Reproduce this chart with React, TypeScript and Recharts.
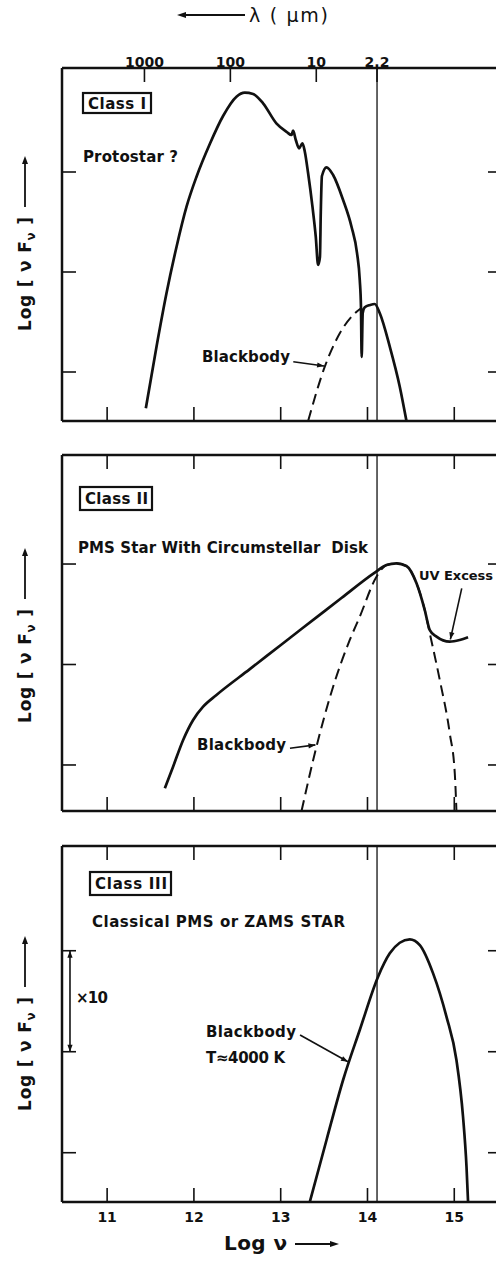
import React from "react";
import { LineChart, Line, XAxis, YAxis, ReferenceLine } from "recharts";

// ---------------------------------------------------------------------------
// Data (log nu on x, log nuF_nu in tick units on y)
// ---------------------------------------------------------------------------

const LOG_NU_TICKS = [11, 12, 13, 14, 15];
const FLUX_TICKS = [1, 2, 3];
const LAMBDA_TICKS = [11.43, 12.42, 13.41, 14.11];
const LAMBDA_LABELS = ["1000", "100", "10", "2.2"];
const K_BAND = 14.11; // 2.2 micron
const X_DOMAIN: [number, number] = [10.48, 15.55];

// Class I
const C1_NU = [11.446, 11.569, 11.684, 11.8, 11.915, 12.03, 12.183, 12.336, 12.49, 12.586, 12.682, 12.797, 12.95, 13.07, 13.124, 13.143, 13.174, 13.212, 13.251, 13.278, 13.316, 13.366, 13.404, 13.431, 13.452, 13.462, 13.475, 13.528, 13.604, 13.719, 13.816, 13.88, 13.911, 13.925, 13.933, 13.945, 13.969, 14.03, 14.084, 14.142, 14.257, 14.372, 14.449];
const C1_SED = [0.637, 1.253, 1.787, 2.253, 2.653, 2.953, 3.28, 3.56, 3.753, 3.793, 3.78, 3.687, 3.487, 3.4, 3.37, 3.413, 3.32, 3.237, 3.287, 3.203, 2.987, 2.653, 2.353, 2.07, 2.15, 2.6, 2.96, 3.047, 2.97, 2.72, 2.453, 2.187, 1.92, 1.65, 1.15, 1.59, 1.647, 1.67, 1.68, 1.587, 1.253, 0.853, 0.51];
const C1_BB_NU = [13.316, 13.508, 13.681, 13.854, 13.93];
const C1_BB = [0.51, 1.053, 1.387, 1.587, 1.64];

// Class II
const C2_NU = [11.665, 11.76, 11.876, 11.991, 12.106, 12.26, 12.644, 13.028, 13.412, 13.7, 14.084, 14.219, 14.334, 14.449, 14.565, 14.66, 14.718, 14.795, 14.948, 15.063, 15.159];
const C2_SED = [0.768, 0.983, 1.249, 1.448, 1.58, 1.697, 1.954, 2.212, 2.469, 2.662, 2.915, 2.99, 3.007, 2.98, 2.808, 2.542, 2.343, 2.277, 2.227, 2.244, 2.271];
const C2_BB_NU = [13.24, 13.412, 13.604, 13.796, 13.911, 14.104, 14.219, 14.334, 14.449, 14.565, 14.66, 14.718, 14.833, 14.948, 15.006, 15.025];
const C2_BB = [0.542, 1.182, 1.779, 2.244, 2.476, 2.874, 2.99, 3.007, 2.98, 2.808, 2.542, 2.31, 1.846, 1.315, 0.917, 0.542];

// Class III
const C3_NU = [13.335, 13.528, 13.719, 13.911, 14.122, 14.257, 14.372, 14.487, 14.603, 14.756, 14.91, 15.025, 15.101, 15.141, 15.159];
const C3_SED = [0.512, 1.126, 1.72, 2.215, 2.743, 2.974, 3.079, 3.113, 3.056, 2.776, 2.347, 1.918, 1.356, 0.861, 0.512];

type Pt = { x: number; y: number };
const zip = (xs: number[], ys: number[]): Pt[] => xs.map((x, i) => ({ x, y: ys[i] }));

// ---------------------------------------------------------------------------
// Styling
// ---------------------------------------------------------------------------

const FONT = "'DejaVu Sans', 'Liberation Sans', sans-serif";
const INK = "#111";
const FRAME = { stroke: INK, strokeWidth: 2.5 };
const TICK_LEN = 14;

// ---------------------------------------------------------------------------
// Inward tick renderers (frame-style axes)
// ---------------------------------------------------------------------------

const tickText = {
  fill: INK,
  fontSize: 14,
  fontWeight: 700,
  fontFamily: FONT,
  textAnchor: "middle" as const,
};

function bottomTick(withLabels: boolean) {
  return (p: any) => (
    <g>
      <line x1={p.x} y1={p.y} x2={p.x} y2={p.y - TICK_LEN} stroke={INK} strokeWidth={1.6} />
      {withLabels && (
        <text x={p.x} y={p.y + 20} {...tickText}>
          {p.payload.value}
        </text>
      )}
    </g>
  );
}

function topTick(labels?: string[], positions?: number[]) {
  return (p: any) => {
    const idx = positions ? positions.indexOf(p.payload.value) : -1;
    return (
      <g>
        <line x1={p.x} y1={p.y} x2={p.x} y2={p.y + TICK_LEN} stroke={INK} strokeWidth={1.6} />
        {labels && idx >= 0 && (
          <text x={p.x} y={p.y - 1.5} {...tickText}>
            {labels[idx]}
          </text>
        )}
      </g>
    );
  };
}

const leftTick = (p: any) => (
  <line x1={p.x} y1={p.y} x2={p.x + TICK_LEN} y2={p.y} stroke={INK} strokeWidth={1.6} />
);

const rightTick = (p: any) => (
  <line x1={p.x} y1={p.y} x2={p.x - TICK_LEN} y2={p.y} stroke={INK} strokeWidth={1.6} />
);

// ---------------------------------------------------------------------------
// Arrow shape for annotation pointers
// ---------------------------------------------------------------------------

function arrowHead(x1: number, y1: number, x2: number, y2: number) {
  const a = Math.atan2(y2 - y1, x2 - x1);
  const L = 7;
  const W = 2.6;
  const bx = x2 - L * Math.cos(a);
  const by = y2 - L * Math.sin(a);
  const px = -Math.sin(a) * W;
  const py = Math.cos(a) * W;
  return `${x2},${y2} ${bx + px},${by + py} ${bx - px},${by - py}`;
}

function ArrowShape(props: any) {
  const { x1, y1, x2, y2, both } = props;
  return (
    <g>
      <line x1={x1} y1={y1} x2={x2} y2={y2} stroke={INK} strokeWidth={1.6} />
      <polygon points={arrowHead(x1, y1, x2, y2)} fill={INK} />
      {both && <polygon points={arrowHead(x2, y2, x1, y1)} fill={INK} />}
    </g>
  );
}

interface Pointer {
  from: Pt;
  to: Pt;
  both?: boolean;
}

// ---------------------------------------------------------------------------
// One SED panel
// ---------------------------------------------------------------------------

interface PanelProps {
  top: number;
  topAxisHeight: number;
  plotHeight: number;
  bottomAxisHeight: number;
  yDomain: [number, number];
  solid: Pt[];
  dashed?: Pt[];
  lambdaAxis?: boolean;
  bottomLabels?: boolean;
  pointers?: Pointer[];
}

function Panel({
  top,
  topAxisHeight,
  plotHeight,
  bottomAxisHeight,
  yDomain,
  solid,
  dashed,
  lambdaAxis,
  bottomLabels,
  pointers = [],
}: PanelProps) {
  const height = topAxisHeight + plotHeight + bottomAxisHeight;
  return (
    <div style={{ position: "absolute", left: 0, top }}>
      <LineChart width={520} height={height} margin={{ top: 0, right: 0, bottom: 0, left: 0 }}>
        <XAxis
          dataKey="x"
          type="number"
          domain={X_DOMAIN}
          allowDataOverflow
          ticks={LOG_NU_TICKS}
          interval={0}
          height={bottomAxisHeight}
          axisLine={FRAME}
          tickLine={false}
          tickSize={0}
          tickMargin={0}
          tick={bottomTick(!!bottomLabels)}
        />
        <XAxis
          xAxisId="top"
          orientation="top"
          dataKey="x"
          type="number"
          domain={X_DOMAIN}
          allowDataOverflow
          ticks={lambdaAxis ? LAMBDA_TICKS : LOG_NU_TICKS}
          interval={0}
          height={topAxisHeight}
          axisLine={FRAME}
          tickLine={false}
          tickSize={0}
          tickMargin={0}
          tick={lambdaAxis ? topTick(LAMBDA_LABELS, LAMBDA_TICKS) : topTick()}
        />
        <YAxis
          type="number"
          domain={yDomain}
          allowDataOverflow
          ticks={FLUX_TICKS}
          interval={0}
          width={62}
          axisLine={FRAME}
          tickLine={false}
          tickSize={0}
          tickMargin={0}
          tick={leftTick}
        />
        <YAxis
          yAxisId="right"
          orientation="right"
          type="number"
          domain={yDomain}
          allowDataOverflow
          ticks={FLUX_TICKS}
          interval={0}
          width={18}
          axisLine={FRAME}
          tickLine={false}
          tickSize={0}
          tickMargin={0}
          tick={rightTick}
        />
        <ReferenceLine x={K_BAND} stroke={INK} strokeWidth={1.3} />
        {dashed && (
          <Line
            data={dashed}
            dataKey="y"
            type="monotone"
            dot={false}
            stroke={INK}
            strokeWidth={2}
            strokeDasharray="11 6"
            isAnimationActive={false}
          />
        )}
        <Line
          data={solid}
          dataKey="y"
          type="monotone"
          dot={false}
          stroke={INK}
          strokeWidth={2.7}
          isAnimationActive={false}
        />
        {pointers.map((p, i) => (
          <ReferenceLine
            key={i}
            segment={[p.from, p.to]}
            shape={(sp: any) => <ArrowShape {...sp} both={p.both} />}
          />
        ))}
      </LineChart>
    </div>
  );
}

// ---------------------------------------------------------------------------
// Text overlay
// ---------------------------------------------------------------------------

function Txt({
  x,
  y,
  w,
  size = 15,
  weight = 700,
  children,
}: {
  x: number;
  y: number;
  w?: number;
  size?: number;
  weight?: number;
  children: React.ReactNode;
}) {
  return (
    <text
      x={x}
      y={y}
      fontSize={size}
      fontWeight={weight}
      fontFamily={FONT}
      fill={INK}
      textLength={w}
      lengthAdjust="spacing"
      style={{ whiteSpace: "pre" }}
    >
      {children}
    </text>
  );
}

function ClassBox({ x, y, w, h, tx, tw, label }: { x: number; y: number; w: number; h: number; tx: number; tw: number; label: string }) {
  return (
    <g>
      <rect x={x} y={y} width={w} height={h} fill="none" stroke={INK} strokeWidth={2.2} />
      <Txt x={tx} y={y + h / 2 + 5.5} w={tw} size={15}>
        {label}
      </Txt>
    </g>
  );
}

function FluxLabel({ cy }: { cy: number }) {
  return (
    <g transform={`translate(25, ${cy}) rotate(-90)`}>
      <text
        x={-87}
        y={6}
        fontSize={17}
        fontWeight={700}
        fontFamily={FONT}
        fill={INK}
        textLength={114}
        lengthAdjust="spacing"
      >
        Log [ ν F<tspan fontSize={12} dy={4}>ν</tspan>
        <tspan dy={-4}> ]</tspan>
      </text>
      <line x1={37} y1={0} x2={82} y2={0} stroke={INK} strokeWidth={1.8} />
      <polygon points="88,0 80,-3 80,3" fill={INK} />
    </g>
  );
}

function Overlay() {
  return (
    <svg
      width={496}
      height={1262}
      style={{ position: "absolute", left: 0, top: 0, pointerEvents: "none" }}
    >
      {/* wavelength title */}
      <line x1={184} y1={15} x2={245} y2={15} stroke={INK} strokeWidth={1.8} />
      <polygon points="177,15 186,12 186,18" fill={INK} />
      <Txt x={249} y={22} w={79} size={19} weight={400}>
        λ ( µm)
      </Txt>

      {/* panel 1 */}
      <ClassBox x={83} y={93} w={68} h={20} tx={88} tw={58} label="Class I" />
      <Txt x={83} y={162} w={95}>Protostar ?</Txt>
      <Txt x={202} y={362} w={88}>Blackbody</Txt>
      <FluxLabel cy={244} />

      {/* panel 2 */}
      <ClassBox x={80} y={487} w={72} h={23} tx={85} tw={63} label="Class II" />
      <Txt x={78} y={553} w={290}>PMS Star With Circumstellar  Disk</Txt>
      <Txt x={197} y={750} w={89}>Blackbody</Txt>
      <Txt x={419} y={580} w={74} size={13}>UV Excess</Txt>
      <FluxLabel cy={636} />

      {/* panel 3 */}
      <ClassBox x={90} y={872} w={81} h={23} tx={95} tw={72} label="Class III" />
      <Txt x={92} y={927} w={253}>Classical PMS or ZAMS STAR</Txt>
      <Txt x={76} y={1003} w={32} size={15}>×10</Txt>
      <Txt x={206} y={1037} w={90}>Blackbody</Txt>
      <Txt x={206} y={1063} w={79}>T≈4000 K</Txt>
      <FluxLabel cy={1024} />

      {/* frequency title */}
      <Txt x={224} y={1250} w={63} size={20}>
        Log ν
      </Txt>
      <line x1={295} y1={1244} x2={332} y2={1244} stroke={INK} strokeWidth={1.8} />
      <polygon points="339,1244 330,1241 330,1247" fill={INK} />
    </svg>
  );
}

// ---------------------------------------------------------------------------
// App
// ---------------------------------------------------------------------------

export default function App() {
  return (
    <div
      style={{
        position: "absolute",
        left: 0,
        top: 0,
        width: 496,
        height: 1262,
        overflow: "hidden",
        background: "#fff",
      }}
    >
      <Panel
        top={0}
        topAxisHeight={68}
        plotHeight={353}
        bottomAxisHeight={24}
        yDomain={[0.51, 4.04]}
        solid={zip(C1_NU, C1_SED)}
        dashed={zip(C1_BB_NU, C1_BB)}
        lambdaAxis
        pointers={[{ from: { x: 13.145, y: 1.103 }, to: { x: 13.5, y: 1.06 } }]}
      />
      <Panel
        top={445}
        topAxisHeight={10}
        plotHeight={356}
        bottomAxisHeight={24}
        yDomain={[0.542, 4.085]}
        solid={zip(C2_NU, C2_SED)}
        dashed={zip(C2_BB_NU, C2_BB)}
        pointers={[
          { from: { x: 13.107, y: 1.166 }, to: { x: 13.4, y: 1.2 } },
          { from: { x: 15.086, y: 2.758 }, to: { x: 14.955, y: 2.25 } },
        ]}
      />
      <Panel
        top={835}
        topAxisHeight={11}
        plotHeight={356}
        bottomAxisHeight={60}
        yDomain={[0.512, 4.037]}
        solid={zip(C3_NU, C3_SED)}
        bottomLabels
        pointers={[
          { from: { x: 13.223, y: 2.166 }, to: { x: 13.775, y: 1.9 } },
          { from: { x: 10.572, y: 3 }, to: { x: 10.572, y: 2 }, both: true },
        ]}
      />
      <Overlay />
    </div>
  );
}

> **TO DO**: Restate only the lines running from the start of the material above through the line containing "const C1_BB = [0.51, 1.053, 1.387, 1.587, 1.64];", ends included. No pictures.

> **EXPECTED ANSWER**:
Reproduce this chart with React, TypeScript and Recharts.
import React from "react";
import { LineChart, Line, XAxis, YAxis, ReferenceLine } from "recharts";

// ---------------------------------------------------------------------------
// Data (log nu on x, log nuF_nu in tick units on y)
// ---------------------------------------------------------------------------

const LOG_NU_TICKS = [11, 12, 13, 14, 15];
const FLUX_TICKS = [1, 2, 3];
const LAMBDA_TICKS = [11.43, 12.42, 13.41, 14.11];
const LAMBDA_LABELS = ["1000", "100", "10", "2.2"];
const K_BAND = 14.11; // 2.2 micron
const X_DOMAIN: [number, number] = [10.48, 15.55];

// Class I
const C1_NU = [11.446, 11.569, 11.684, 11.8, 11.915, 12.03, 12.183, 12.336, 12.49, 12.586, 12.682, 12.797, 12.95, 13.07, 13.124, 13.143, 13.174, 13.212, 13.251, 13.278, 13.316, 13.366, 13.404, 13.431, 13.452, 13.462, 13.475, 13.528, 13.604, 13.719, 13.816, 13.88, 13.911, 13.925, 13.933, 13.945, 13.969, 14.03, 14.084, 14.142, 14.257, 14.372, 14.449];
const C1_SED = [0.637, 1.253, 1.787, 2.253, 2.653, 2.953, 3.28, 3.56, 3.753, 3.793, 3.78, 3.687, 3.487, 3.4, 3.37, 3.413, 3.32, 3.237, 3.287, 3.203, 2.987, 2.653, 2.353, 2.07, 2.15, 2.6, 2.96, 3.047, 2.97, 2.72, 2.453, 2.187, 1.92, 1.65, 1.15, 1.59, 1.647, 1.67, 1.68, 1.587, 1.253, 0.853, 0.51];
const C1_BB_NU = [13.316, 13.508, 13.681, 13.854, 13.93];
const C1_BB = [0.51, 1.053, 1.387, 1.587, 1.64];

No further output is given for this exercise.